Each year, for about eight weeks, Icelandic book culture loses its cool and turns into a crazed media circus. When the clock strikes ‘October’ literature suddenly gets two-handedly drowned, literally strangled, with attention—having been mostly ignored or patronizingly shrugged off for the previous 43 weeks of the year (the final, remaining week, the last week of the year, is kept free for actually reading books). All of a sudden, as if somebody snapped their fingers, literature becomes important enough to warrant a series of author-interviews, book-reviews, the incessant parlour games of ‘best cover’ and ‘best title’, and the motormouthed drivel of ‘the author’s favourite recipe’ and ‘fifteen personal questions’. Automatic for the people, indeed.

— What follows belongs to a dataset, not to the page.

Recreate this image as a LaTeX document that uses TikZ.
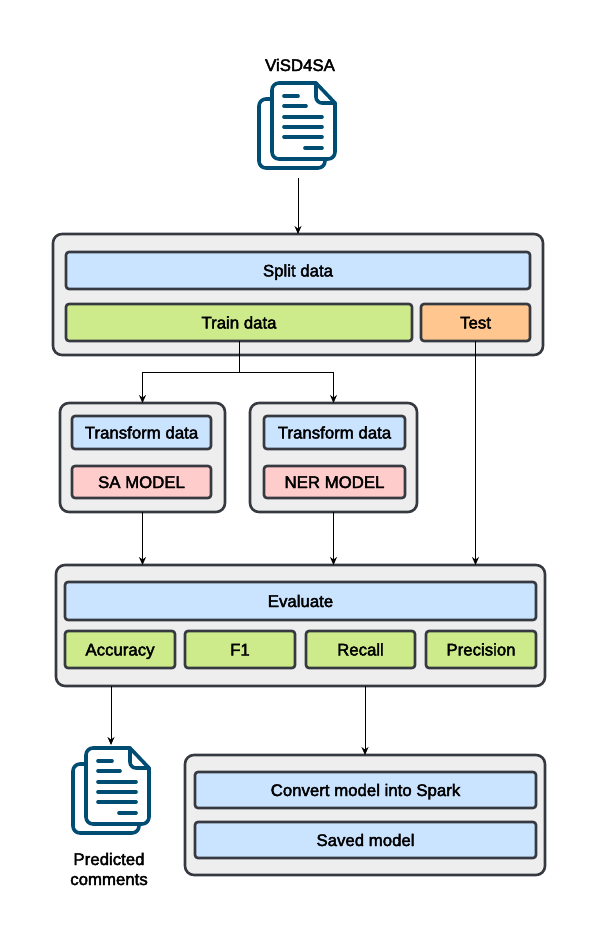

All of this is performed in the rising harmony of what has been termed “the inflation of adjectives”, with books being judged as either “a superb piece of unparalleled genius” or “an utterly immoral diatribe which might have been worth reading were it not also death-defyingly boring.” Granted, there are varying degrees of poetic ecstasy and abject dismissal, but what remains is that the only question ever asked—in book reviews or among authors or readers— is: “is it any good?”
Now, given how many books are published in these eight weeks—this year 85 novels were published, 747 titles counting all genres of ‘book’—this approach to literature is hardly surprising. Reading and contemplating 85 books in eight weeks isn’t just impossible, it’s the dumbest thing you could attempt, as you’d probably get none of all of them and gain nothing but lost time. Therefore we try to figure out which books we should try before we approach them—to spare us the marathonian stupidity of trying to gobble up the entire universe in one swallow. But by doing this, notwithstanding all our honourable intentions, we turn literature into a competitive sport and authors into racehorses.
To further simplify the enormous task of sifting through a great body of literature in a manner of no time and no patience, we’ve abandoned the more complicated (and time-consuming) philosophical approach to literature, and replaced it with a culture of grading and gossip. The literati (popular and/or intellectual) seems almost exclusively interested in finding out where a piece of literature belongs on a scale of 1–10, discarding its ideas, its message or even its beauty (evident in the tradition of judging books on a sliding scale according to genre—for instance not putting any stress on the text in a suspense thriller) as irrelevant.
The argument for this ludicrous race is that without it Icelandic literature wouldn’t survive—financially— as people wouldn’t buy enough books to keep the industry afloat if they weren’t culturally required to educate their friends and relatives through the obligatory gift of literature, force-feeding them reading materials in fancy packaging. Intriguingly, it is ritually maintained in political speeches that Icelanders are a reading nation, while the fact that very few people buy books for themselves remains undiscussed.
Some people, of course, enjoy the excitement of the Christmas book-flood. I’m being a bit of a fuddy-duddy, honestly. Irritability towards this phenomenon is hardly news. And I can understand why people enjoy the flood—all of a sudden authors and (at least in a sense) their books are put in the limelight— with all its glitz and glamour, fun and games, rivalries, beautiful heroes and horrifying foes—and I won’t deny that it can be pleasurable and exhilarating, for writers and readers alike. But evidently, so is crack cocaine.